One warm summer night when the cicadas gave out their chicka-chicka call and the nightmoths swooped in front of the lights like wild bats and the ghioni birds hooted their lonely call, Atalanti crawled out her bedroom window and fell to the ground like a moth that’s flown close to a fire. She lay there for hours, collecting her strength. When the moon had risen to its zenith she got up, and hunched and bent, dragged herself past old Salaha’s shed, past the stone sheep pens, over the crenellated earth and the tiered land and finally reached the church of the Pharmakolytria in front of which she kneeled. She held her necklace up and squeezed it. “Me for a boy,” she whispered, “next time take me and give my husband a boy.”

She was distracted by a familiar hoarse voice.
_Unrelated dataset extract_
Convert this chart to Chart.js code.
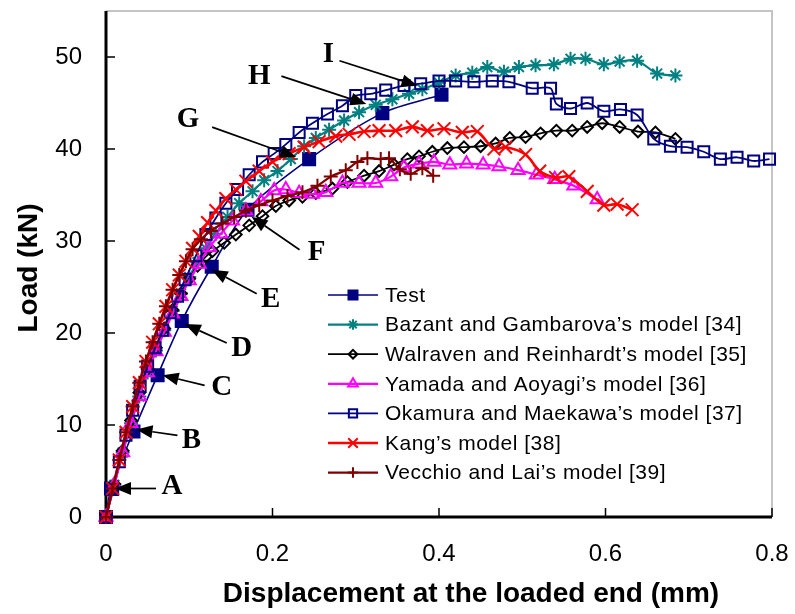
<!DOCTYPE html>
<html>
<head>
<meta charset="utf-8">
<script src="https://cdn.jsdelivr.net/npm/chart.js@4.4.1/dist/chart.umd.min.js"></script>
<style>
  html, body { margin: 0; padding: 0; background: #fff; }
  #wrap { width: 795px; height: 614px; }
</style>
</head>
<body>
<div id="wrap"><canvas id="chart" width="795" height="614"></canvas></div>
<script>
// tick labels
const xTicks = [0, 0.2, 0.4, 0.6, 0.8];
const yTicks = [0, 10, 20, 30, 40, 50];

// Test (A..I)
const testX = [0, 0.006, 0.033, 0.062, 0.091, 0.127, 0.170, 0.244, 0.332, 0.403];
const testY = [0, 3.1, 9.3, 15.4, 21.3, 27.2, 33.4, 38.9, 43.9, 45.9];

// Bazant and Gambarova
const bazantX = [0, 0.01, 0.02, 0.03, 0.04, 0.05, 0.06, 0.07, 0.08, 0.09, 0.1, 0.11, 0.12, 0.132, 0.146, 0.16, 0.176, 0.19, 0.206, 0.222, 0.238, 0.252, 0.268, 0.286, 0.304, 0.324, 0.344, 0.364, 0.38, 0.4, 0.42, 0.44, 0.458, 0.478, 0.496, 0.516, 0.538, 0.558, 0.576, 0.598, 0.617, 0.638, 0.662, 0.684];
const bazantY = [0, 3.5, 7.0, 10.2, 13.1, 15.7, 18.1, 20.3, 22.4, 24.3, 26.1, 27.7, 29.2, 30.8, 32.6, 34.1, 35.4, 36.6, 37.6, 38.9, 40.3, 41.2, 42.1, 43.1, 44.0, 44.8, 45.4, 46.0, 46.5, 47.2, 48.0, 48.3, 48.9, 48.4, 48.9, 49.1, 49.2, 49.8, 49.8, 49.2, 49.5, 49.6, 48.2, 48.0];

// Walraven and Reinhardt
const walravenX = [0, 0.01, 0.02, 0.03, 0.04, 0.05, 0.06, 0.07, 0.08, 0.09, 0.1, 0.11, 0.12, 0.128, 0.142, 0.156, 0.172, 0.188, 0.204, 0.22, 0.236, 0.252, 0.272, 0.29, 0.31, 0.328, 0.346, 0.362, 0.376, 0.392, 0.41, 0.43, 0.45, 0.468, 0.485, 0.504, 0.522, 0.541, 0.56, 0.578, 0.596, 0.617, 0.639, 0.66, 0.684];
const walravenY = [0, 3.6, 7.2, 10.5, 13.5, 16.1, 18.4, 20.5, 22.5, 24.3, 25.9, 27.3, 28.3, 28.9, 29.8, 30.7, 31.7, 32.7, 33.8, 34.4, 34.8, 35.2, 35.7, 36.4, 37.1, 37.6, 38.3, 38.9, 39.2, 39.7, 40.1, 40.2, 40.3, 40.6, 41.2, 41.3, 41.7, 42.0, 42.0, 42.4, 42.8, 42.4, 41.9, 41.8, 41.1];

// Yamada and Aoyagi
const yamadaX = [0, 0.01, 0.02, 0.03, 0.04, 0.05, 0.06, 0.07, 0.08, 0.09, 0.1, 0.112, 0.124, 0.138, 0.152, 0.168, 0.186, 0.202, 0.216, 0.232, 0.248, 0.264, 0.284, 0.304, 0.324, 0.342, 0.358, 0.376, 0.394, 0.413, 0.433, 0.453, 0.472, 0.495, 0.517, 0.539, 0.562, 0.59];
const yamadaY = [0, 3.5, 7.0, 10.2, 13.1, 15.7, 18.0, 20.1, 22.1, 24.0, 25.7, 27.5, 29.3, 30.8, 32.2, 33.3, 34.3, 35.5, 35.6, 35.2, 35.1, 35.3, 36.3, 36.3, 36.3, 37.0, 38.0, 38.4, 38.6, 38.3, 38.4, 38.3, 38.1, 37.7, 37.2, 36.7, 36.0, 34.5];

// Okamura and Maekawa
const okamuraX = [0, 0.008, 0.016, 0.024, 0.032, 0.041, 0.05, 0.059, 0.068, 0.077, 0.086, 0.095, 0.108, 0.12, 0.132, 0.144, 0.158, 0.172, 0.188, 0.202, 0.216, 0.232, 0.248, 0.266, 0.284, 0.3, 0.318, 0.336, 0.358, 0.378, 0.4, 0.42, 0.442, 0.464, 0.484, 0.512, 0.534, 0.541, 0.558, 0.578, 0.598, 0.618, 0.638, 0.658, 0.678, 0.698, 0.718, 0.738, 0.758, 0.778, 0.797];
const okamuraY = [0, 3.0, 6.0, 8.9, 11.6, 14.2, 16.4, 18.4, 20.3, 22.2, 24.0, 25.8, 28.4, 30.7, 32.5, 34.1, 35.6, 37.2, 38.6, 39.5, 40.5, 41.8, 42.8, 43.8, 44.7, 45.8, 46.0, 46.4, 46.9, 47.1, 47.4, 47.4, 47.3, 47.4, 47.3, 46.6, 46.6, 44.9, 44.4, 45.0, 44.1, 44.3, 43.7, 41.1, 40.3, 40.2, 39.7, 38.9, 39.1, 38.7, 38.9];

// Kang
const kangX = [0, 0.008, 0.016, 0.024, 0.032, 0.04, 0.048, 0.056, 0.064, 0.072, 0.08, 0.088, 0.096, 0.104, 0.112, 0.122, 0.132, 0.144, 0.156, 0.168, 0.184, 0.2, 0.22, 0.238, 0.256, 0.276, 0.292, 0.31, 0.328, 0.348, 0.368, 0.386, 0.406, 0.428, 0.446, 0.466, 0.48, 0.504, 0.521, 0.54, 0.556, 0.578, 0.598, 0.614, 0.632];
const kangY = [0, 3.1, 6.2, 9.2, 12.0, 14.6, 16.9, 19.0, 21.0, 22.9, 24.7, 26.3, 27.8, 29.2, 30.5, 32.0, 33.3, 34.6, 35.6, 36.5, 37.6, 38.6, 39.5, 40.2, 40.8, 41.4, 41.6, 41.9, 42.0, 42.0, 42.4, 42.0, 42.2, 41.8, 41.9, 40.0, 40.2, 39.4, 37.6, 36.9, 37.0, 35.4, 33.9, 34.0, 33.4];

// Vecchio and Lai
const vecchioX = [0, 0.008, 0.016, 0.024, 0.032, 0.04, 0.048, 0.056, 0.064, 0.072, 0.08, 0.088, 0.096, 0.104, 0.114, 0.126, 0.14, 0.154, 0.168, 0.184, 0.2, 0.218, 0.236, 0.254, 0.27, 0.288, 0.302, 0.314, 0.33, 0.34, 0.353, 0.366, 0.38, 0.393];
const vecchioY = [0, 3.1, 6.2, 9.2, 12.0, 14.6, 16.9, 19.0, 21.0, 22.9, 24.7, 26.3, 27.8, 29.1, 30.2, 31.1, 31.9, 32.6, 33.3, 33.9, 34.4, 34.9, 35.3, 36.0, 37.0, 37.7, 38.6, 39.0, 38.9, 39.0, 37.8, 37.3, 37.9, 37.1];

// labels on the Test curve (points 1..9)
const noteLabels = ['A', 'B', 'C', 'D', 'E', 'F', 'G', 'H', 'I'];

const xTitle = 'Displacement at the loaded end (mm)';
const yTitle = 'Load (kN)';

const SANS = '"Liberation Sans", Arial, sans-serif';
const SERIF = '"Liberation Serif", "Times New Roman", serif';

// px offsets from the Test point: arrow tip, arrow tail, letter centre
const noteOffsets = [
  [[4, 0], [45, 0], [61, -2]],
  [[3, -2], [44, 4], [58, 9]],
  [[5, 0], [47, 10], [64, 12]],
  [[3, 3], [45, 22], [60, 27]],
  [[0, 3], [45, 27], [59, 33]],
  [[4, 7], [52, 40], [69, 43]],
  [[-13, -2], [-97, -32], [-121, -40]],
  [[-16, -9], [-101, -37], [-123, -37]],
  [[-24, -9], [-102, -34], [-113, -40]]
];

const series = [
  { label: 'Test', xs: testX, ys: testY, color: '#000080', fill: '#000080', style: 'rect', radius: 8.5, width: 1.6 },
  { label: 'Bazant and Gambarova\u2019s model [34]', xs: bazantX, ys: bazantY, color: '#008080', fill: 'rgba(0,0,0,0)', style: 'star', radius: 7, width: 2.2 },
  { label: 'Walraven and Reinhardt\u2019s model [35]', xs: walravenX, ys: walravenY, color: '#000000', fill: 'rgba(0,0,0,0)', style: 'rectRot', radius: 5.8, width: 1.8 },
  { label: 'Yamada and Aoyagi\u2019s model [36]', xs: yamadaX, ys: yamadaY, color: '#FF00FF', fill: 'rgba(0,0,0,0)', style: 'triangle', radius: 7.5, width: 2.2 },
  { label: 'Okamura and Maekawa\u2019s model [37]', xs: okamuraX, ys: okamuraY, color: '#000080', fill: 'rgba(0,0,0,0)', style: 'rect', radius: 7.8, width: 1.8 },
  { label: 'Kang\u2019s model [38]', xs: kangX, ys: kangY, color: '#FF0000', fill: 'rgba(0,0,0,0)', style: 'crossRot', radius: 9, width: 2.6 },
  { label: 'Vecchio and Lai\u2019s model [39]', xs: vecchioX, ys: vecchioY, color: '#800000', fill: 'rgba(0,0,0,0)', style: 'cross', radius: 7, width: 2.2 }
];

function toPoints(xs, ys) {
  return xs.map((x, i) => ({ x: x, y: ys[i] }));
}

// axis frame and inward tick marks
const framePlugin = {
  id: 'frame',
  beforeDatasetsDraw(chart) {
    const { ctx, chartArea: a, scales } = chart;
    ctx.save();
    ctx.strokeStyle = '#c4c4c4';
    ctx.lineWidth = 2;
    ctx.beginPath();
    ctx.moveTo(a.left, a.top);
    ctx.lineTo(a.right, a.top);
    ctx.lineTo(a.right, a.bottom);
    ctx.stroke();

    ctx.strokeStyle = '#000';
    ctx.lineWidth = 1.5;
    ctx.beginPath();
    xTicks.forEach(v => {
      const px = scales.x.getPixelForValue(v);
      ctx.moveTo(px, a.bottom);
      ctx.lineTo(px, a.bottom - 9);
    });
    yTicks.forEach(v => {
      const py = scales.y.getPixelForValue(v);
      ctx.moveTo(a.left, py);
      ctx.lineTo(a.left + 9, py);
    });
    ctx.stroke();

    ctx.lineWidth = 3;
    ctx.beginPath();
    ctx.moveTo(a.left, a.top);
    ctx.lineTo(a.left, a.bottom);
    ctx.lineTo(a.right, a.bottom);
    ctx.stroke();
    ctx.restore();
  },
  // axis titles (the x title sits right of the plot centre, as in the original)
  afterDraw(chart) {
    const { ctx, chartArea: a } = chart;
    ctx.save();
    ctx.fillStyle = '#000';
    ctx.font = 'bold 28px ' + SANS;
    ctx.textAlign = 'center';
    ctx.textBaseline = 'middle';
    ctx.fillText(xTitle, (a.left + a.right) / 2 + 32, 594);
    ctx.translate(29, 268);
    ctx.rotate(-Math.PI / 2);
    ctx.fillText(yTitle, 0, 0);
    ctx.restore();
  }
};

// letters A..I with arrows pointing at the Test points
const notePlugin = {
  id: 'notes',
  afterDatasetsDraw(chart) {
    const ctx = chart.ctx;
    const meta = chart.getDatasetMeta(0);
    ctx.save();
    ctx.strokeStyle = '#000';
    ctx.fillStyle = '#000';
    ctx.lineWidth = 1.7;
    ctx.font = 'bold 29px ' + SERIF;
    ctx.textAlign = 'center';
    ctx.textBaseline = 'middle';
    noteLabels.forEach((txt, i) => {
      const p = meta.data[i + 1];
      const [tip, tail, lab] = noteOffsets[i];
      const tx = p.x + tip[0], ty = p.y + tip[1];
      const sx = p.x + tail[0], sy = p.y + tail[1];
      const ang = Math.atan2(ty - sy, tx - sx);
      const len = 16, half = 6.5;
      const bx = tx - len * Math.cos(ang), by = ty - len * Math.sin(ang);
      ctx.beginPath();
      ctx.moveTo(sx, sy);
      ctx.lineTo(bx, by);
      ctx.stroke();
      ctx.beginPath();
      ctx.moveTo(tx, ty);
      ctx.lineTo(bx + half * Math.sin(ang), by - half * Math.cos(ang));
      ctx.lineTo(bx - half * Math.sin(ang), by + half * Math.cos(ang));
      ctx.closePath();
      ctx.fill();
      ctx.fillText(txt, p.x + lab[0], p.y + lab[1]);
    });
    ctx.restore();
  }
};

// legend inside the plot, lower right
const legendPlugin = {
  id: 'innerLegend',
  afterDraw(chart) {
    const ctx = chart.ctx;
    const left = 328, top = 295, step = 29.6;
    ctx.save();
    ctx.font = '21px ' + SANS;
    ctx.letterSpacing = '0.5px';
    ctx.textAlign = 'left';
    ctx.textBaseline = 'middle';
    chart.data.datasets.forEach((ds, i) => {
      const yy = top + i * step;
      ctx.strokeStyle = ds.borderColor;
      ctx.lineWidth = ds.borderWidth;
      ctx.beginPath();
      ctx.moveTo(left, yy);
      ctx.lineTo(left + 50, yy);
      ctx.stroke();
      if (Chart.helpers && Chart.helpers.drawPoint) {
        ctx.fillStyle = ds.pointBackgroundColor;
        ctx.strokeStyle = ds.pointBorderColor;
        ctx.lineWidth = ds.pointBorderWidth;
        Chart.helpers.drawPoint(ctx, {
          pointStyle: ds.pointStyle,
          radius: ds.pointRadius * 0.75,
          rotation: 0,
          borderWidth: ds.pointBorderWidth
        }, left + 25, yy);
      }
      ctx.fillStyle = '#000';
      ctx.fillText(ds.label, left + 57, yy + 1);
    });
    ctx.restore();
  }
};

const datasets = series.map((s, i) => ({
  label: s.label,
  data: toPoints(s.xs, s.ys),
  showLine: true,
  tension: 0.3,
  borderColor: s.color,
  borderWidth: s.width,
  backgroundColor: s.fill,
  pointStyle: s.style,
  pointRadius: s.radius,
  pointBorderColor: s.color,
  pointBackgroundColor: s.fill,
  pointBorderWidth: 2,
  pointHoverRadius: s.radius,
  clip: false,
  order: series.length - 1 - i   // later series drawn on top
}));

new Chart(document.getElementById('chart'), {
  type: 'scatter',
  data: { datasets: datasets },
  options: {
    responsive: false,
    animation: false,
    devicePixelRatio: 1,
    layout: { padding: { top: 8, right: 23, left: 0, bottom: 0 } },
    plugins: {
      legend: { display: false },
      tooltip: { enabled: false }
    },
    scales: {
      x: {
        type: 'linear',
        min: 0,
        max: 0.8,
        afterBuildTicks: s => { s.ticks = xTicks.map(v => ({ value: v })); },
        afterFit: s => {
          s.height = 97;
          s.paddingLeft = 0;
          s.paddingRight = 0;
        },
        grid: { display: false, drawTicks: false },
        border: { display: false },
        ticks: {
          color: '#000',
          padding: 23,
          font: { family: SANS, size: 24 },
          callback: v => String(v)
        }
      },
      y: {
        type: 'linear',
        min: 0,
        max: 55,
        afterBuildTicks: s => { s.ticks = yTicks.map(v => ({ value: v })); },
        afterFit: s => {
          s.width = 106;
          s.paddingTop = 0;
          s.paddingBottom = 0;
        },
        grid: { display: false, drawTicks: false },
        border: { display: false },
        ticks: {
          color: '#000',
          padding: 24,
          font: { family: SANS, size: 24 },
          callback: v => String(v)
        }
      }
    }
  },
  plugins: [framePlugin, notePlugin, legendPlugin]
});
</script>
</body>
</html>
She turned her head towards the ruins of Aphrodite’s temple and saw Isidoro standing next to the olive tree where they had first met.

“Atalanti,” he whispered, holding up a candle, “why didn’t you come sooner?” He held the candle up to her face. Her lips were chapped, her neckbones looked like they were piercing her skin and her cheeks were carved with thin lines. He kissed the eyes, lips, and neck, then stopped when he saw blood flowing between her fingers.

“I won’t hurt you,” he said, “I promise. Now let go of the necklace.” Only when tears fell from his face and wetted her hands did she release it. He raced away, dipped his shirt in cool stream water, then drained it over her dry lips and dabbed her hot forehead.

They returned home, separating from each other only when they entered the village so she could take her proper place behind him before the curious citizens of Vamvaku who talked about nothing else than Atalanti’s treachery and Isidoro’s revenge. That she was barely able to stand on her feet already gave some of them a measure of satisfaction.

Her cries that day could be heard all the way to the church of the Virgin and beyond. The whip, the men said, he’s taken the whip to her again. Some of the women said those calls to Christ the Savior and God the Pantocrator could only be the result of a stiff olive branch applied liberally to her nether parts, while still others claimed with confidence that Isidoro was doing it the traditional way, using the wide honest hands with which he came into this world.

But we know otherwise. He whipped the wall while she shouted loud as she could, as if in pain. We also know that the fourth child was baptised Aphrodite (the priest protetested that this was not a Christian name) and their last child was named Mary — no protest.